#### Stated exercise
Copy out each line featuring the string "page" from the entries beneath.

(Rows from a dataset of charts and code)

=-=-=

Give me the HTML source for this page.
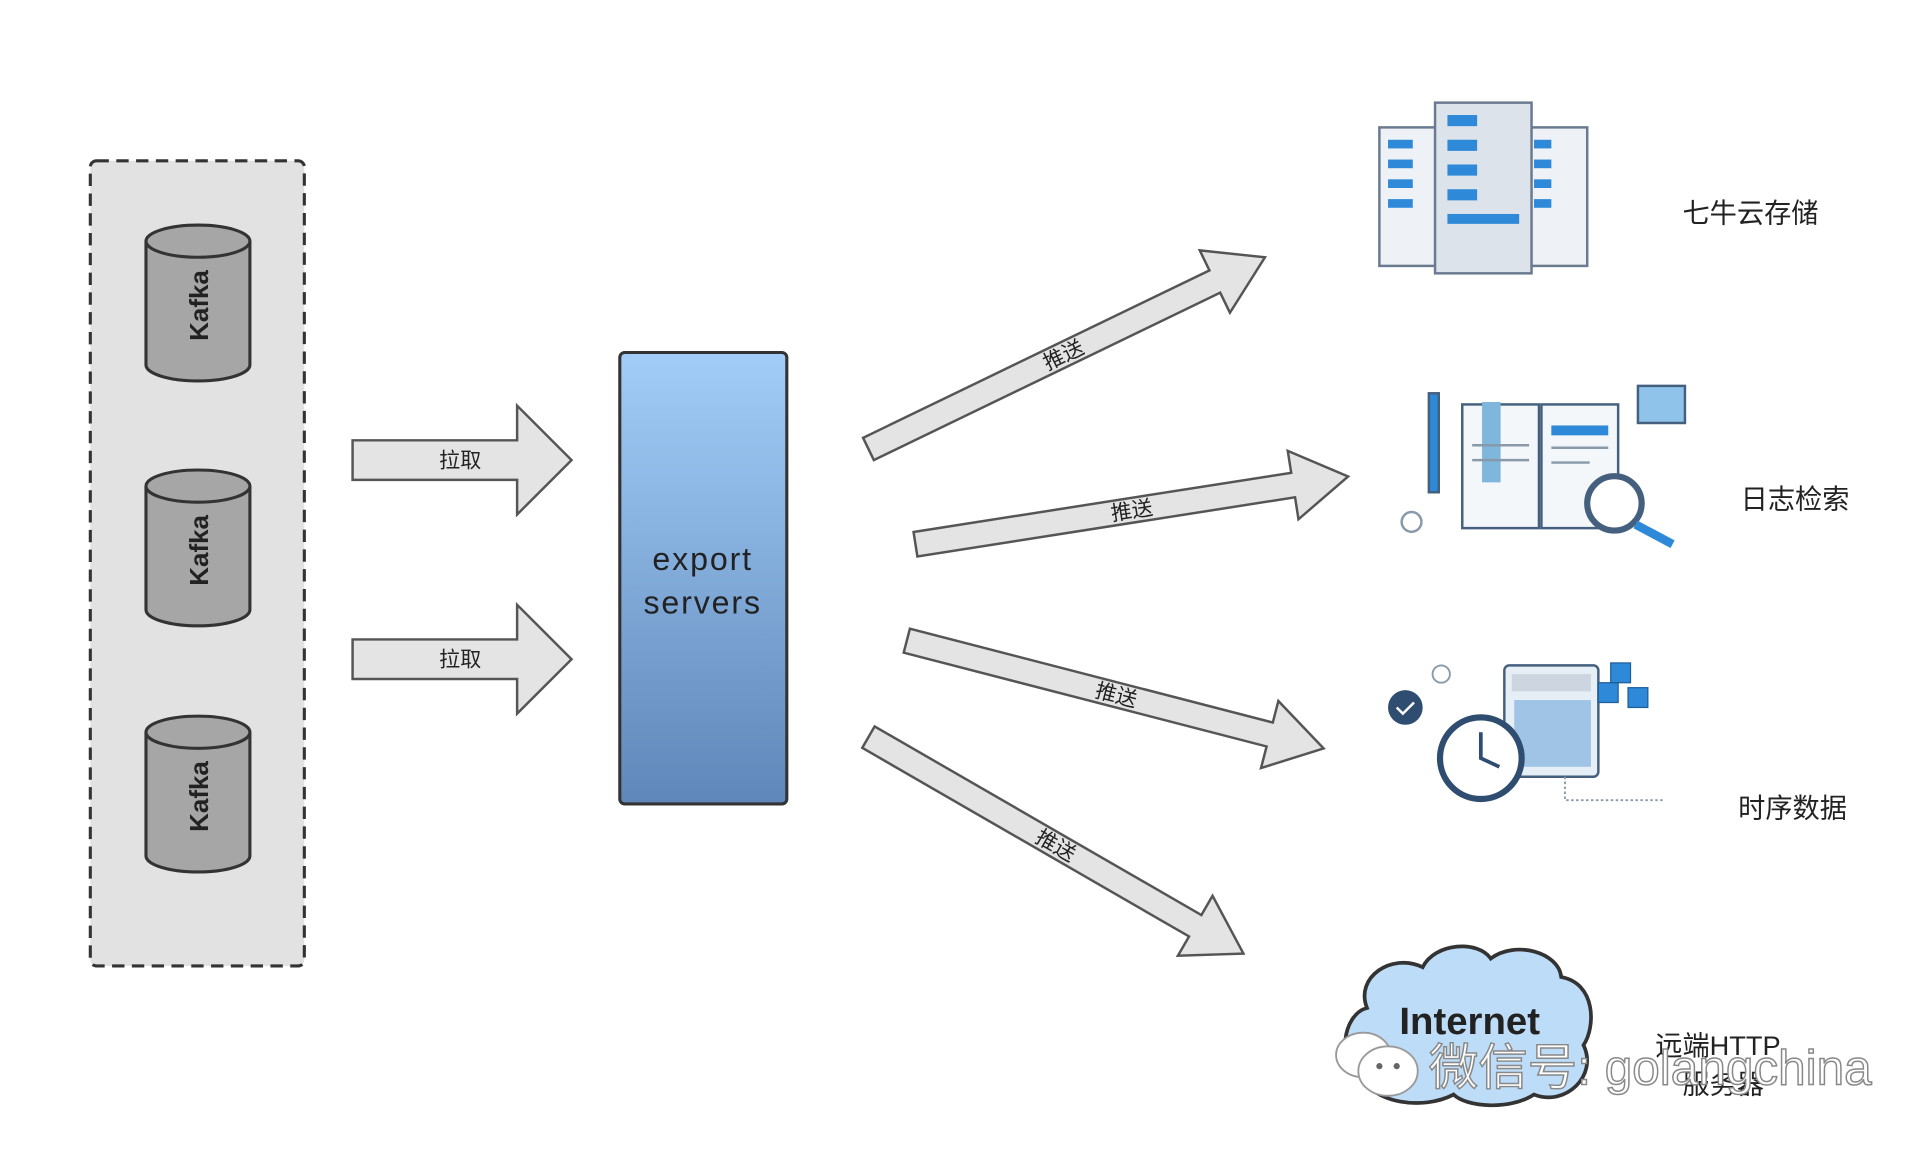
<!DOCTYPE html>
<html><head><meta charset="utf-8"><style>
html,body{margin:0;padding:0;background:#fff;width:1920px;height:1149px;overflow:hidden}
svg{display:block}
text{font-family:"Liberation Sans","Noto Sans CJK SC",sans-serif}
</style></head><body>
<svg width="1920" height="1149" viewBox="0 0 1552 929" preserveAspectRatio="none" xmlns="http://www.w3.org/2000/svg">
<defs>
<linearGradient id="g" x1="0" y1="0" x2="0" y2="1"><stop offset="0" stop-color="#a2cdf8"/><stop offset="1" stop-color="#5f87b9"/></linearGradient>
<g id="cyl">
<path d="M-42,-50 L-42,50 A42,13 0 0 0 42,50 L42,-50" fill="#a6a6a6" stroke="#333" stroke-width="2.5"/>
<ellipse cx="0" cy="-50" rx="42" ry="13" fill="#a6a6a6" stroke="#333" stroke-width="2.5"/>
<text transform="rotate(-90)" x="-2" y="8" text-anchor="middle" font-size="21" font-weight="bold" fill="#222">Kafka</text>
</g>
</defs>
<rect x="73" y="130" width="173" height="651" rx="5" fill="#e2e2e2" stroke="#333" stroke-width="2.5" stroke-dasharray="10,6"/>
<use href="#cyl" x="160" y="245"/>
<use href="#cyl" x="160" y="443"/>
<use href="#cyl" x="160" y="642"/>
<polygon points="285,356 418,356 418,328 462,372 418,416 418,388 285,388" fill="#e4e4e4" stroke="#555" stroke-width="2"/>
<text x="372" y="378" text-anchor="middle" font-size="17" fill="#222">拉取</text>
<polygon points="285,517 418,517 418,489 462,533 418,577 418,549 285,549" fill="#e4e4e4" stroke="#555" stroke-width="2"/>
<text x="372" y="539" text-anchor="middle" font-size="17" fill="#222">拉取</text>
<rect x="501" y="285" width="135" height="365" rx="4" fill="url(#g)" stroke="#333" stroke-width="2.5"/>
<text x="568" y="461" text-anchor="middle" font-size="26" fill="#222" letter-spacing="1.5">export</text>
<text x="568" y="496" text-anchor="middle" font-size="26" fill="#222" letter-spacing="1.5">servers</text>
<g transform="translate(702,363) rotate(-25.8)"><polygon points="0,-10 311,-10 311,-28 356,0 311,28 311,10 0,10" fill="#e4e4e4" stroke="#555" stroke-width="2"/><text x="175" y="6" text-anchor="middle" font-size="17" fill="#222">推送</text></g>
<g transform="translate(740,440) rotate(-8.9)"><polygon points="0,-10 309,-10 309,-28 354,0 309,28 309,10 0,10" fill="#e4e4e4" stroke="#555" stroke-width="2"/><text x="177" y="6" text-anchor="middle" font-size="17" fill="#222">推送</text></g>
<g transform="translate(733,518) rotate(14.5)"><polygon points="0,-10 303,-10 303,-28 348,0 303,28 303,10 0,10" fill="#e4e4e4" stroke="#555" stroke-width="2"/><text x="175" y="6" text-anchor="middle" font-size="17" fill="#222">推送</text></g>
<g transform="translate(702,596) rotate(30)"><polygon points="0,-10 305,-10 305,-28 350,0 305,28 305,10 0,10" fill="#e4e4e4" stroke="#555" stroke-width="2"/><text x="175" y="6" text-anchor="middle" font-size="17" fill="#222">推送</text></g>
<!-- server icon -->
<g stroke="#6a7a90" stroke-width="2">
<rect x="1115" y="103" width="50" height="112" fill="#eef1f5"/>
<rect x="1233" y="103" width="50" height="112" fill="#eef1f5"/>
<rect x="1160" y="83" width="78" height="138" fill="#dde3ea"/>
</g>
<g fill="#2e8ad8">
<rect x="1122" y="113" width="20" height="7"/><rect x="1122" y="129" width="20" height="7"/><rect x="1122" y="145" width="20" height="7"/><rect x="1122" y="161" width="20" height="7"/>
<rect x="1240" y="113" width="14" height="7"/><rect x="1240" y="129" width="14" height="7"/><rect x="1240" y="145" width="14" height="7"/><rect x="1240" y="161" width="14" height="7"/>
<rect x="1170" y="93" width="24" height="9"/><rect x="1170" y="113" width="24" height="9"/><rect x="1170" y="133" width="24" height="9"/><rect x="1170" y="153" width="24" height="9"/><rect x="1170" y="173" width="58" height="8"/>
</g>
<!-- book icon -->
<g stroke="#45607e" stroke-width="2" fill="#f4f7fa">
<rect x="1182" y="327" width="62" height="100"/><rect x="1246" y="327" width="62" height="100"/>
<rect x="1324" y="312" width="38" height="30" fill="#8fc3ea"/>
<circle cx="1305" cy="407" r="22" fill="#fff" stroke-width="5"/>
<line x1="1322" y1="424" x2="1352" y2="440" stroke="#2e8ad8" stroke-width="7"/>
<rect x="1155" y="318" width="8" height="80" fill="#2e8ad8"/>
</g>
<rect x="1198" y="325" width="15" height="65" fill="#7fb6dc"/>
<rect x="1254" y="344" width="46" height="8" fill="#2e8ad8"/>
<g stroke="#8899aa" stroke-width="2"><line x1="1190" y1="360" x2="1236" y2="360"/><line x1="1190" y1="372" x2="1236" y2="372"/><line x1="1254" y1="362" x2="1300" y2="362"/><line x1="1254" y1="374" x2="1285" y2="374"/></g>
<circle cx="1141" cy="422" r="8" fill="none" stroke="#8899aa" stroke-width="2"/>
<!-- time series icon -->
<rect x="1216" y="538" width="76" height="90" rx="4" fill="#e6eef6" stroke="#45607e" stroke-width="2"/>
<rect x="1222" y="545" width="64" height="14" fill="#cdd6e0"/>
<rect x="1224" y="566" width="62" height="54" fill="#9fc4e6"/>
<circle cx="1197" cy="613" r="33" fill="#fff" stroke="#2f4d70" stroke-width="5"/>
<path d="M1197,592 L1197,613 L1212,620" fill="none" stroke="#2f4d70" stroke-width="3"/>
<circle cx="1136" cy="572" r="14" fill="#2f4d70"/>
<path d="M1129,572 l5,5 l9,-9" fill="none" stroke="#fff" stroke-width="2"/>
<circle cx="1165" cy="545" r="7" fill="none" stroke="#8899aa" stroke-width="1.5"/>
<g fill="#2e8ad8" stroke="#1d5e98" stroke-width="1"><rect x="1302" y="536" width="16" height="16"/><rect x="1292" y="552" width="16" height="16"/><rect x="1316" y="556" width="16" height="16"/></g>
<path d="M1265,628 L1265,647 L1345,647" fill="none" stroke="#8899aa" stroke-width="1.5" stroke-dasharray="2,2"/>
<!-- cloud -->
<path d="M1100,870 C1080,860 1085,820 1105,815 C1095,790 1125,770 1150,782 C1160,762 1195,760 1205,775 C1225,760 1260,770 1262,790 C1290,795 1290,830 1280,845 C1292,870 1265,895 1240,885 C1220,898 1185,895 1175,885 C1150,898 1110,892 1100,870 Z" fill="#bddcf8" stroke="#333" stroke-width="3"/>
<text x="1188" y="836" text-anchor="middle" font-size="31" font-weight="bold" fill="#222">Internet</text>
<g font-size="22" fill="#222">
<text x="1360" y="180">七牛云存储</text>
<text x="1407" y="411">日志检索</text>
<text x="1405" y="661">时序数据</text>
<text x="1338" y="853">远端HTTP</text>
<text x="1360" y="884">服务器</text>
</g>
<!-- watermark -->
<ellipse cx="1102" cy="853" rx="22" ry="18" fill="#fff" stroke="#999" stroke-width="1.5"/>
<ellipse cx="1122" cy="866" rx="24" ry="20" fill="#fff" stroke="#999" stroke-width="1.5"/>
<circle cx="1115" cy="862" r="2.5" fill="#666"/><circle cx="1129" cy="862" r="2.5" fill="#666"/>
<text x="1155" y="877" font-size="40" fill="#fff" stroke="#888" stroke-width="1.2">微信号: golangchina</text>
</svg>
</body></html>
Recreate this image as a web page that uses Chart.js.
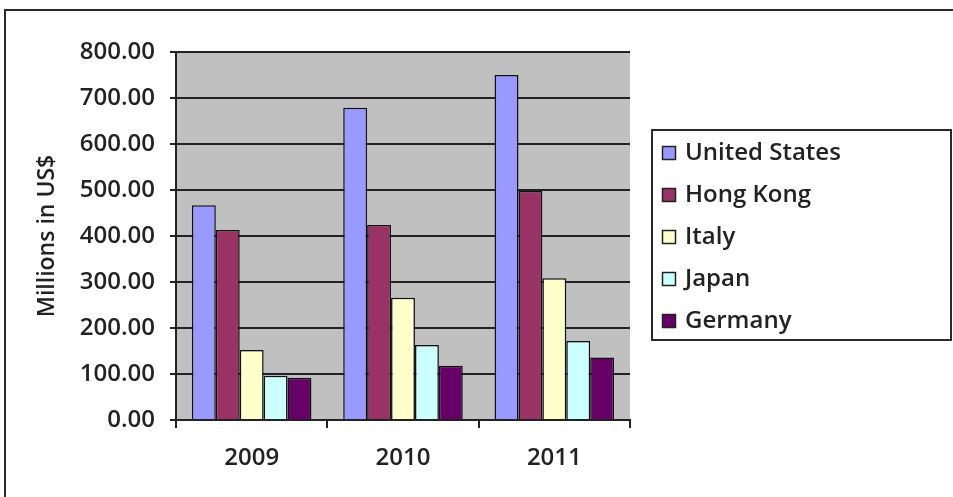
<!DOCTYPE html>
<html>
<head>
<meta charset="utf-8">
<title>Millions in US$</title>
<script src="https://cdn.jsdelivr.net/npm/chart.js@4/dist/chart.umd.min.js"></script>
<style>
  html, body { margin: 0; padding: 0; background: #fff; }
  #chart { display: block; }
</style>
</head>
<body>
<canvas id="chart" width="953" height="497"></canvas>
<script>
// categories and series
const years = ["2009", "2010", "2011"];
const unitedStates = [467, 679, 750];
const hongKong = [413, 424, 498];
const italy = [152, 266, 308];
const japan = [96, 163, 172];
const germany = [92, 118, 136];

const seriesNames = ["United States", "Hong Kong", "Italy", "Japan", "Germany"];
const seriesColors = ["#9999FF", "#993366", "#FFFFCC", "#CCFFFF", "#660066"];
const seriesValues = [unitedStates, hongKong, italy, japan, germany];

const FONT = "'Open Sans', 'Noto Sans', sans-serif";
const WEIGHT = "600";
const INK = "#222";

// white frame, grey plot area and the boxed legend on the right
const framePlugin = {
  id: "frame",
  beforeDraw(chart) {
    const ctx = chart.ctx;
    const a = chart.chartArea;
    ctx.save();
    ctx.fillStyle = "#fff";
    ctx.fillRect(0, 0, chart.width, chart.height);
    ctx.strokeStyle = "#2a2a2a";
    ctx.lineWidth = 2;
    ctx.strokeRect(5, 10, chart.width + 20, chart.height + 20);
    ctx.fillStyle = "#C0C0C0";
    ctx.fillRect(a.left, a.top, a.right - a.left, a.bottom - a.top);
    ctx.restore();
  },
  afterDraw(chart) {
    const ctx = chart.ctx;
    ctx.save();
    ctx.fillStyle = "#fff";
    ctx.fillRect(652, 130, 299, 210);
    ctx.strokeStyle = "#2a2a2a";
    ctx.lineWidth = 2;
    ctx.strokeRect(652, 130, 299, 210);
    ctx.font = WEIGHT + " 24px " + FONT;
    ctx.textBaseline = "middle";
    chart.data.datasets.forEach((ds, i) => {
      const cy = 153 + i * 42;
      ctx.fillStyle = ds.backgroundColor;
      ctx.fillRect(662, cy - 7, 14, 14);
      ctx.lineWidth = 1.5;
      ctx.strokeStyle = "#222";
      ctx.strokeRect(662.5, cy - 6.5, 13, 13);
      ctx.fillStyle = INK;
      ctx.fillText(ds.label, 685, cy);
    });
    ctx.restore();
  }
};

const datasets = seriesNames.map((name, i) => ({
  label: name,
  data: seriesValues[i],
  backgroundColor: seriesColors[i],
  borderColor: "#111",
  borderWidth: 1.5,
  categoryPercentage: 0.79,
  barPercentage: 1.0
}));

new Chart(document.getElementById("chart").getContext("2d"), {
  type: "bar",
  data: { labels: years, datasets: datasets },
  plugins: [framePlugin],
  options: {
    responsive: false,
    animation: false,
    layout: { padding: { top: 52, right: 323, left: 0, bottom: 0 } },
    plugins: {
      legend: { display: false },
      tooltip: { enabled: false }
    },
    scales: {
      x: {
        afterFit: (scale) => { scale.height = 77; },
        grid: {
          drawOnChartArea: false,
          drawTicks: true,
          tickLength: 8,
          color: INK,
          lineWidth: 2
        },
        border: { display: true, color: INK, width: 2 },
        ticks: { color: INK, font: { family: FONT, size: 24, weight: WEIGHT }, padding: 16 }
      },
      y: {
        min: 0,
        max: 800,
        afterFit: (scale) => { scale.width = 176; },
        grid: { color: INK, lineWidth: 2, tickLength: 6 },
        border: { display: true, color: INK, width: 2 },
        ticks: {
          stepSize: 100,
          color: INK,
          padding: 15,
          font: { family: FONT, size: 24, weight: WEIGHT },
          callback: (v) => v.toFixed(2)
        },
        title: {
          display: true,
          text: "Millions in US$",
          color: INK,
          font: { family: FONT, size: 23, weight: WEIGHT },
          padding: { top: 34, bottom: 0 }
        }
      }
    }
  }
});
</script>
</body>
</html>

=-=-=

#### Result of the task
Give me the HTML source for this page.
Recreate this image as a web page that uses Chart.js.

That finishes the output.